Later, when I was a teenager in 1961, I received my first telescope as a Christmas present from my mother: an Edmund Scientific 3-inch f/10 Newtonian reflector. The following year, I started taking photographs through that telescope using her roll-film box camera — remember those? Over the next several years, I continued taking occasional astrophotos through the modest scope using a 35mm camera.
To take smartphone shots through a telescope, you can either mount the phone (above) or hold it by hand (below).
I earned a B.S. in astrophysics in 1970. However, I never became a professional astronomer. Instead, the degree was my ticket into the U.S. Air Force (USAF), where I served as both a jet fighter pilot and fighter pilot instructor, as well as a manager on the USAF Space Shuttle Program. Working with NASA in the early 1980s to prepare Vandenberg Air Force Base in California to launch and land the Space Shuttle Discovery on military missions was the beginning of my space career. After leaving the Air Force, I went on to work at a large aerospace company on several space-related projects.

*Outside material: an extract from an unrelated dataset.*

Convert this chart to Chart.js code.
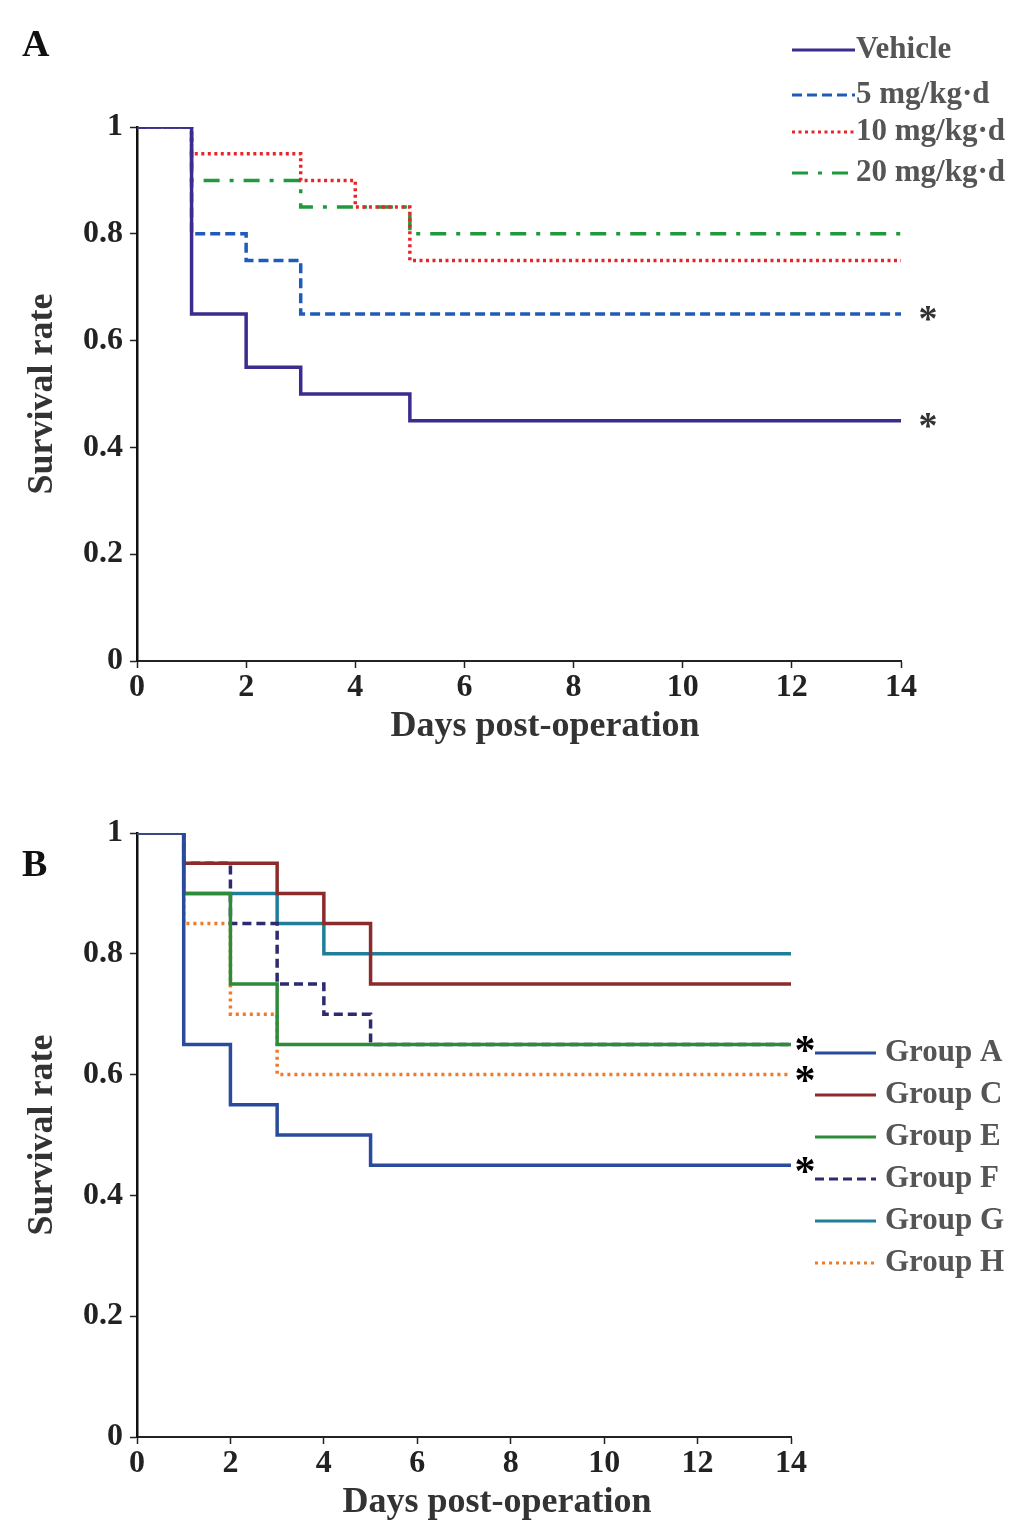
<!DOCTYPE html>
<html><head><meta charset="utf-8">
<script src="https://cdn.jsdelivr.net/npm/chart.js@4.4.0/dist/chart.umd.min.js"></script>
<style>
html,body{margin:0;padding:0;background:#fff;width:1033px;height:1532px;overflow:hidden}
canvas{position:absolute;left:0}
#ca{top:0}
#cb{top:760px}
</style></head><body>
<canvas id="ca" width="1033" height="760"></canvas>
<canvas id="cb" width="1033" height="772"></canvas>
<script>
// ---------- DATA ----------
const days = [0, 1, 2, 3, 4, 5, 14];
const xTicks = [0, 2, 4, 6, 8, 10, 12, 14];
const yTicks = [0, 0.2, 0.4, 0.6, 0.8, 1];

// Panel A
const namesA = ['Vehicle', '5 mg/kg\u00b7d', '10 mg/kg\u00b7d', '20 mg/kg\u00b7d'];
const vehicle = [1, 0.65, 0.55, 0.5, 0.5, 0.45, 0.45];
const mg5     = [1, 0.8, 0.75, 0.65, 0.65, 0.65, 0.65];
const mg10    = [1, 0.95, 0.95, 0.9, 0.85, 0.75, 0.75];
const mg20    = [1, 0.9, 0.9, 0.85, 0.85, 0.8, 0.8];
const starsA  = [0.65, 0.45];

// Panel B
const namesB = ['Group A', 'Group C', 'Group E', 'Group F', 'Group G', 'Group H'];
const groupA = [1, 0.65, 0.55, 0.5, 0.5, 0.45, 0.45];
const groupC = [1, 0.95, 0.95, 0.9, 0.85, 0.75, 0.75];
const groupE = [1, 0.9, 0.75, 0.65, 0.65, 0.65, 0.65];
const groupF = [1, 0.95, 0.85, 0.75, 0.7, 0.65, 0.65];
const groupG = [1, 0.9, 0.9, 0.85, 0.8, 0.8, 0.8];
const groupH = [1, 0.85, 0.7, 0.6, 0.6, 0.6, 0.6];
const starsB = [0.65, 0.6, 0.45];

// ---------- STYLE ----------
const FAM = '"Liberation Serif", "DejaVu Serif", serif';

function ds(label, vals, color, dash, width) {
  return {
    label: label,
    data: days.map((d, i) => ({ x: d, y: vals[i] })),
    borderColor: color,
    borderDash: dash,
    borderWidth: width,
    borderCapStyle: 'butt',
    stepped: 'before',
    pointRadius: 0,
    fill: false,
    tension: 0
  };
}

const extras = {
  id: 'extras',
  afterDraw(chart, args, o) {
    const ctx = chart.ctx;
    const xs = chart.scales.x, ys = chart.scales.y;
    ctx.save();
    ctx.textBaseline = 'middle';
    // panel letter
    ctx.font = 'bold 38px ' + FAM;
    ctx.fillStyle = '#111';
    ctx.textAlign = 'left';
    ctx.fillText(o.panel, o.panelX, o.panelY);
    // x title
    ctx.font = 'bold 36px ' + FAM;
    ctx.fillStyle = '#333';
    ctx.textAlign = 'center';
    ctx.fillText('Days post-operation', o.xtX, o.xtY);
    // stars
    ctx.font = o.starFont;
    ctx.fillStyle = o.starColor;
    o.stars.forEach(v => {
      ctx.fillText('*', xs.getPixelForValue(14) + o.starDx, ys.getPixelForValue(v) + o.starDy);
    });
    // legend
    chart.data.datasets.forEach((d, i) => {
      const y = o.legY[i];
      ctx.beginPath();
      ctx.setLineDash(d.borderDash || []);
      ctx.strokeStyle = d.borderColor;
      ctx.lineWidth = o.legLW;
      ctx.moveTo(o.legX0, y);
      ctx.lineTo(o.legX1, y);
      ctx.stroke();
      ctx.setLineDash([]);
      ctx.font = 'bold ' + o.legSize + 'px ' + FAM;
      ctx.fillStyle = '#555';
      ctx.textAlign = 'left';
      ctx.fillText(d.label, o.legTX, y);
    });
    ctx.restore();
  }
};

function scales(HX, WY) {
  return {
    x: {
      type: 'linear', min: 0, max: 14,
      afterBuildTicks: s => { s.ticks = xTicks.map(v => ({ value: v })); },
      afterFit: s => { s.height = HX; s.paddingLeft = 0; s.paddingRight = 0; },
      ticks: { font: { family: FAM, size: 32, weight: 'bold' }, color: '#222', padding: 1, maxRotation: 0, autoSkip: false,
               callback: v => String(v) },
      grid: { drawOnChartArea: false, tickLength: 7, color: '#222', tickWidth: 1.5 },
      border: { color: '#222', width: 2 }
    },
    y: {
      type: 'linear', min: 0, max: 1,
      afterBuildTicks: s => { s.ticks = yTicks.map(v => ({ value: v })); },
      afterFit: s => { s.width = WY; s.paddingTop = 0; s.paddingBottom = 0; },
      ticks: { font: { family: FAM, size: 32, weight: 'bold' }, color: '#222', padding: 7,
               callback: v => String(Math.round(v * 10) / 10) },
      grid: { drawOnChartArea: false, tickLength: 7, color: '#222', tickWidth: 1.5 },
      border: { color: '#111', width: 2.5 },
      title: { display: true, text: 'Survival rate', color: '#333',
               font: { family: FAM, size: 36, weight: 'bold' }, padding: { top: 2, bottom: 0 } }
    }
  };
}

const common = {
  responsive: false, animation: false, devicePixelRatio: 1,
  plugins: { legend: { display: false }, tooltip: { enabled: false } }
};

new Chart(document.getElementById('ca'), {
  type: 'line',
  data: {
    datasets: [
      ds(namesA[0], vehicle, '#3d2b8e', [], 3.5),
      ds(namesA[1], mg5, '#1f5cb8', [10, 5], 3.5),
      ds(namesA[2], mg10, '#e8262a', [3, 3.5], 3.5),
      ds(namesA[3], mg20, '#1e9a3c', [16, 10, 4, 10], 3.5)
    ]
  },
  options: Object.assign({}, common, {
    layout: { padding: { left: 19, right: 132, top: 127, bottom: 39 } },
    scales: scales(60, 118),
    plugins: Object.assign({}, common.plugins, {
      extras: {
        panel: 'A', panelX: 22, panelY: 46,
        xtX: 545, xtY: 727,
        stars: starsA, starDx: 27, starDy: 7, starFont: 'bold 38px ' + FAM, starColor: '#333',
        legY: [50, 95, 132, 173], legX0: 792, legX1: 855, legTX: 856, legLW: 3, legSize: 31
      }
    })
  }),
  plugins: [extras]
});

new Chart(document.getElementById('cb'), {
  type: 'line',
  data: {
    datasets: [
      ds(namesB[0], groupA, '#2a4b9b', [], 3.5),
      ds(namesB[1], groupC, '#8c2b2b', [], 3.5),
      ds(namesB[2], groupE, '#2e8b3a', [], 3.5),
      ds(namesB[3], groupF, '#2d2a6e', [9, 5], 3.5),
      ds(namesB[4], groupG, '#1f7f9a', [], 3.5),
      ds(namesB[5], groupH, '#f07a2a', [3, 4], 3.5)
    ]
  },
  options: Object.assign({}, common, {
    layout: { padding: { left: 19, right: 242, top: 73, bottom: 35 } },
    scales: scales(60, 118),
    plugins: Object.assign({}, common.plugins, {
      extras: {
        panel: 'B', panelX: 22, panelY: 106,
        xtX: 497, xtY: 743,
        stars: starsB, starDx: 14, starDy: 9, starFont: 'bold 42px ' + FAM, starColor: '#000',
        legY: [293, 335, 377, 419, 461, 503], legX0: 815, legX1: 876, legTX: 885, legLW: 3, legSize: 31
      }
    })
  }),
  plugins: [extras]
});
</script>
</body></html>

It wasn’t until 1996, however, that I purchased my second telescope: a 3.5-inch f/13.8 Meade ETX Astro Telescope. Shortly after, I began using consumer digital point-and-shoot cameras to image the night sky, later moving on to digital single-lens reflex cameras with various ETX models and larger telescopes. Though I always considered myself an observer rather than an astrophotographer, I enjoyed experimenting with astroimaging. However, I never got into using dedicated imagers and I rarely connected a computer to my telescopes.
Then, in 2007, Apple released their first iPhone. As soon as I received it, I began to do smartphone astrophotography. And by upgrading my iPhone every two years, I have continued to pursue smartphone astrophotography with increasingly impressive results. To this day, I continue to enjoy using my iPhone to capture amazing images of the night sky with a Meade 12-inch f/8 LX600 telescope in my observatory in southern Arizona.
With a smartphone, the Sun, Moon, planets, asteroids, comets, stars, and even many deep-sky objects can be imaged without needing a connected computer or much, if any, post-processing. Plus, the images you capture can be immediately shared with your family and friends and posted on social media. Smartphone astrophotography also lets you easily record a snapshot of what you see through your telescope’s eyepiece. And since you likely already have a smartphone, why not use it for astrophotography?
Getting started
So, how do you do astrophotography with an iPhone — or any smartphone, for that matter?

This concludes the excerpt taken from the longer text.